Jason Antrosio, professor of anthropology at Hartwick College in Oneonta, New York, and active blogger, helped get the word out by regularly retweeting my weekly “anthro in the news” round-up to his many Twitter followers. Thanks, Jason.
I also remember fondly that it was Kerim Friedman, associate professor in the Department of Ethnic Relations and Cultures at the National Dong Hwa University in Taiwan, who first warmly welcomed anthropologyworks to the blogosphere. Thank you, Kerim. You have done so much to give sociocultural anthropology a strong social media presence.
Last, I am thankful to the many colleges and universities who gave anthropologyworks permission, without requiring a fee, to republish articles from their campus newsletters about the work of anthropologists on their faculty.
People around the world every day live their lives. Sociocultural anthropologists have the immense privilege of spending time living with and studying people around the world as those people go about living their lives.
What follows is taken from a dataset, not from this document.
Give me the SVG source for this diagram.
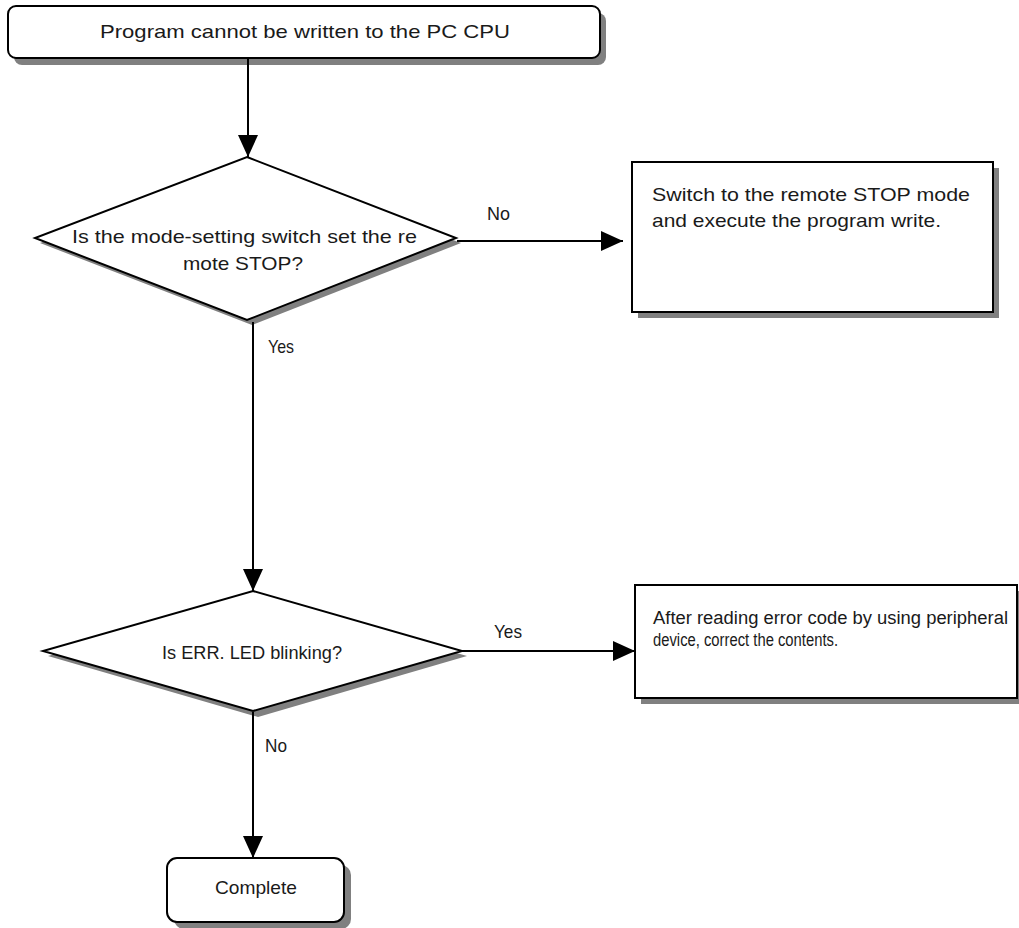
<svg xmlns="http://www.w3.org/2000/svg" width="1019" height="928" viewBox="0 0 1019 928">
<defs>
<style>
.shape{fill:#fff;stroke:#000;stroke-width:2}
.shadow{fill:#808080;stroke:none}
.t{font-family:"Liberation Sans Narrow","Liberation Sans",Arial,sans-serif;font-size:19px;fill:#1a1a1a}
.t2{font-family:"Liberation Sans Narrow","Liberation Sans",Arial,sans-serif;font-size:18px;fill:#1a1a1a}
.conn{fill:none;stroke:#000;stroke-width:2}
</style>
<marker id="arr" markerUnits="userSpaceOnUse" markerWidth="22" markerHeight="22" viewBox="0 0 22 20" refX="22" refY="10" orient="auto">
<path d="M0,0 L22,10 L0,20 Z" fill="#000"/>
</marker>
</defs>
<rect width="1019" height="928" fill="#fff"/>

<g id="start">
<rect class="shadow" x="14" y="13" width="592" height="52" rx="8"/>
<rect class="shape" x="8" y="6" width="592" height="52" rx="8"/>
<text class="t" x="100" y="38" textLength="410" lengthAdjust="spacingAndGlyphs">Program cannot be written to the PC CPU</text>
</g>

<g id="decision1">
<polygon class="shadow" points="252,162 461,243 252,325 40,243"/>
<polygon class="shape" points="247,157 456,238 247,320 35,238"/>
<text class="t" x="72" y="243" textLength="345" lengthAdjust="spacingAndGlyphs">Is the mode-setting switch set the re</text>
<text class="t" x="183" y="270" textLength="120" lengthAdjust="spacingAndGlyphs">mote STOP?</text>
</g>

<g id="action1">
<rect class="shadow" x="638" y="168" width="361" height="150"/>
<rect class="shape" x="632" y="162" width="361" height="150"/>
<text class="t" x="652" y="201" textLength="318" lengthAdjust="spacingAndGlyphs">Switch to the remote STOP mode</text>
<text class="t" x="652" y="227" textLength="289" lengthAdjust="spacingAndGlyphs">and execute the program write.</text>
</g>

<g id="decision2">
<polygon class="shadow" points="258,596 467,656 258,717 48,656"/>
<polygon class="shape" points="253,591 462,651 253,711 43,651"/>
<text class="t2" x="162" y="659" textLength="180" lengthAdjust="spacingAndGlyphs">Is ERR. LED blinking?</text>
</g>

<g id="action2">
<rect class="shadow" x="641" y="591" width="382" height="113"/>
<rect class="shape" x="635" y="585" width="382" height="113"/>
<text class="t2" x="653" y="624" textLength="355" lengthAdjust="spacingAndGlyphs">After reading error code by using peripheral</text>
<text class="t2" x="653" y="646" textLength="185" lengthAdjust="spacingAndGlyphs">device, correct the contents.</text>
</g>

<g id="end">
<rect class="shadow" x="174" y="865" width="177" height="64" rx="10"/>
<rect class="shape" x="167" y="858" width="177" height="64" rx="10"/>
<text class="t" x="215" y="894" textLength="82" lengthAdjust="spacingAndGlyphs">Complete</text>
</g>

<g id="connectors">
<line class="conn" x1="248" y1="59" x2="248" y2="157" marker-end="url(#arr)"/>
<line class="conn" x1="457" y1="241" x2="623" y2="241" marker-end="url(#arr)"/>
<line class="conn" x1="253" y1="322" x2="253" y2="591" marker-end="url(#arr)"/>
<line class="conn" x1="462" y1="651" x2="635" y2="651" marker-end="url(#arr)"/>
<line class="conn" x1="253" y1="712" x2="253" y2="858" marker-end="url(#arr)"/>
<text class="t" x="487" y="220" textLength="23" lengthAdjust="spacingAndGlyphs">No</text>
<text class="t" x="268" y="353" textLength="26" lengthAdjust="spacingAndGlyphs">Yes</text>
<text class="t" x="494" y="638" textLength="28" lengthAdjust="spacingAndGlyphs">Yes</text>
<text class="t" x="265" y="752" textLength="22" lengthAdjust="spacingAndGlyphs">No</text>
</g>
</svg>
Sociocultural anthropologists write up and otherwise present their findings, mainly in in academic outlets that do nothing to help either the people they studied or inform the public.
Therefore, it is a very good thing that social media is helping to move sociocultural anthropology knowledge from academic channels to a wider audience using channels that are more widely available and a writing style that is more accessible and engaging.
As anthropologyworks transitions to becoming an archive, as its proud editor, I thank again all those who have supported anthropologyworks, and I wish all the longstanding and emerging anthropology bloggers well.